Was über das EU-USA-Abkommen und dessen Effekte bislang bekannt ist:

  • Die USA werden mehr Waren in die EU exportieren können bzw. die EU soll diese abkaufen (vor allem Energie/Flüssiggas, Waffen und Lebensmittel). Laut Berichten verpflichtet sich die EU unter anderem, fossile Energie im Wert von 750 Milliarden US-Dollar zu kaufen.
  • Weiters soll die EU Investitionen in Höhe von 600 Milliarden US-Dollar in den USA tätigen. Wettbewerbspolitisch steuert die EU mit diesem Abkommen nun genau in die Gegenrichtung ihres Ziels, wieder selbst wettbewerbsfähiger zu werden, und schwächt sich dadurch selbst.
  • Die USA bekommen erhebliche Exporterleichterungen: Während zahlreiche US-Produkte wie Autos nun zollfrei in die EU exportiert werden können, müssen für EU-Produkte 15 Prozent Zoll bezahlt werden. Bei Stahl und Aluminium sind es sogar 50 Prozent.
  • Mit Blick auf EU-Umwelt- und -Klimaziele sowie Lebensmittelstandards ist von Verschlechterungen auszugehen.
  • Beschäftigungspolitisch ist für die Europäische Union mit deutlich negativen Effekten zu rechnen. Die EU braucht nun dringend einen Plan, die Jobs auf EU-Ebene zu sichern.

Was steht auf dem Spiel?

Mit Trumps Vorgehen hat sich das Recht des Stärkeren durchgesetzt, während demokratiepolitische Grundprinzipien immer mehr missachtet werden. Die längst überfällige sozial-ökologische Transformation wird damit erheblich gefährdet bzw. immer weiter nach hinten verschoben.

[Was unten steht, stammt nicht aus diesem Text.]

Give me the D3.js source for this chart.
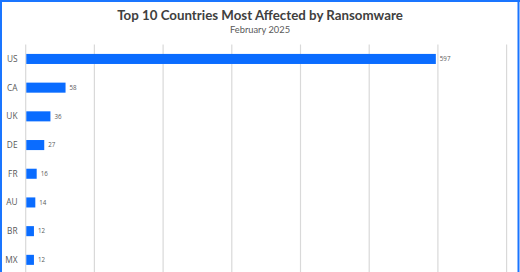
<!DOCTYPE html>
<html>
<head>
<meta charset="utf-8">
<script src="https://cdn.jsdelivr.net/npm/d3@7"></script>
<style>
html, body { margin: 0; padding: 0; background: #fff; overflow: hidden; }
svg { display: block; }
</style>
</head>
<body>
<svg id="chart" width="520" height="272"></svg>
<script>
const countries = ["US", "CA", "UK", "DE", "FR", "AU", "BR", "MX"];
const attacks = [597, 58, 36, 27, 16, 14, 12, 12];
const xTicks = [0, 100, 200, 300, 400, 500, 600, 700];
const titleText = "Top 10 Countries Most Affected by Ransomware";
const subtitleText = "February 2025";

const W = 520, H = 272;
const svg = d3.select("#chart");
svg.append("rect").attr("width", W).attr("height", H).attr("fill", "#fff");

const x = d3.scaleLinear().domain([0, 700]).range([25.7, 506.6]);
const y = d3.scaleBand().domain(countries).range([44.6, 44.6 + 28.7 * countries.length]).paddingInner(0.65).paddingOuter(0.325);

// gridlines
svg.append("g").selectAll("line").data(xTicks).join("line")
  .attr("x1", d => x(d)).attr("x2", d => x(d))
  .attr("y1", 44.5).attr("y2", H)
  .attr("stroke", "#d9d9d9").attr("stroke-width", 1.2);

// bars
svg.append("g").selectAll("rect").data(countries).join("rect")
  .attr("x", x(0) + 0.6)
  .attr("y", d => y(d))
  .attr("width", (d, i) => x(attacks[i]) - x(0) - 0.6)
  .attr("height", y.bandwidth())
  .attr("fill", "#0a6cff");

// category labels
const yAxis = d3.axisLeft(y).tickSize(0).tickPadding(0);
const ga = svg.append("g").attr("transform", "translate(17.5,0)").call(yAxis);
ga.select(".domain").remove();
ga.selectAll("text").attr("font-family", "'Open Sans', sans-serif").attr("font-size", 8.3).attr("fill", "#595959").attr("dy", "0.35em");

// value labels
svg.append("g").selectAll("text").data(countries).join("text")
  .attr("x", (d, i) => x(attacks[i]) + 4)
  .attr("y", d => y(d) + y.bandwidth() / 2)
  .attr("dy", "0.35em")
  .attr("font-family", "'Open Sans', sans-serif").attr("font-size", 6.2).attr("fill", "#595959")
  .text((d, i) => attacks[i]);

// title
svg.append("text").attr("x", 260).attr("y", 19.5).attr("text-anchor", "middle")
  .attr("font-family", "Lato, sans-serif").attr("font-weight", "bold").attr("font-size", 13.3)
  .attr("fill", "#404040").text(titleText);
svg.append("text").attr("x", 260).attr("y", 33.3).attr("text-anchor", "middle")
  .attr("font-family", "Lato, sans-serif").attr("font-size", 9.3)
  .attr("fill", "#595959").text(subtitleText);

// frame
svg.append("line").attr("x1", 1).attr("x2", 1).attr("y1", 0).attr("y2", H).attr("stroke", "#1a75ff").attr("stroke-width", 2);
svg.append("line").attr("x1", 518.5).attr("x2", 518.5).attr("y1", 0).attr("y2", H).attr("stroke", "#1a75ff").attr("stroke-width", 2);
svg.append("line").attr("x1", 0).attr("x2", W).attr("y1", 1).attr("y2", 1).attr("stroke", "#1a75ff").attr("stroke-width", 2);
</script>
</body>
</html>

Das wird beispielsweise sichtbar am Thema Flüssiggas (LNG): Kauft die EU mehr US-amerikanisches LNG, senkt das die Notwendigkeit, das Energiesystem zu ökologisieren. Eine Anpassung der Standards für Lebensmittelimporte – beispielsweise das berühmte Chlorhühnchen – würde die Bemühungen, die lokale Landwirtschaft zu stärken und zu ökologisieren, genauso unterwandern. Auch die Abnahme von militärischen Gütern würde staatliche Ressourcen hin zu Aufrüstung und weg von Investitionen in soziale und ökologische Infrastrukturen lenken.

Diese Prozesse haben weitreichende Konsequenzen für den Alltag aller Menschen, die in der EU leben, und werden dennoch gerade mit dem Stempel „streng geheim“ hinter verschlossenen Türen verhandelt. Damit steigt die Gefahr, dass mittelfristig soziale Ungleichheit steigt, die Klimakrise sich zuspitzt und gleichzeitig Vertrauen und Partizipation in den europäischen Demokratien sinken.

Was macht die EU?

Die fehlenden Konzepte in der EU-Handelspolitik werden nicht nur im Umgang mit den USA sichtbar, sondern auch in der Geschwindigkeit, mit der nun andere Handelsabkommen abgeschlossen werden sollen. Allen voran das EU-Mercosur-Abkommen, andere wie EU-Indonesien oder EU-Mexiko reihen sich in diese Liste ein. Darüber hinaus werden in schnellstem Tempo Rohstoffpartnerschaften abgeschlossen, die die geopolitischen Interessen der EU absichern sollen. All diese Abkommen werden globale Ungleichheit, soziale Konflikte und die Klimakrise anheizen.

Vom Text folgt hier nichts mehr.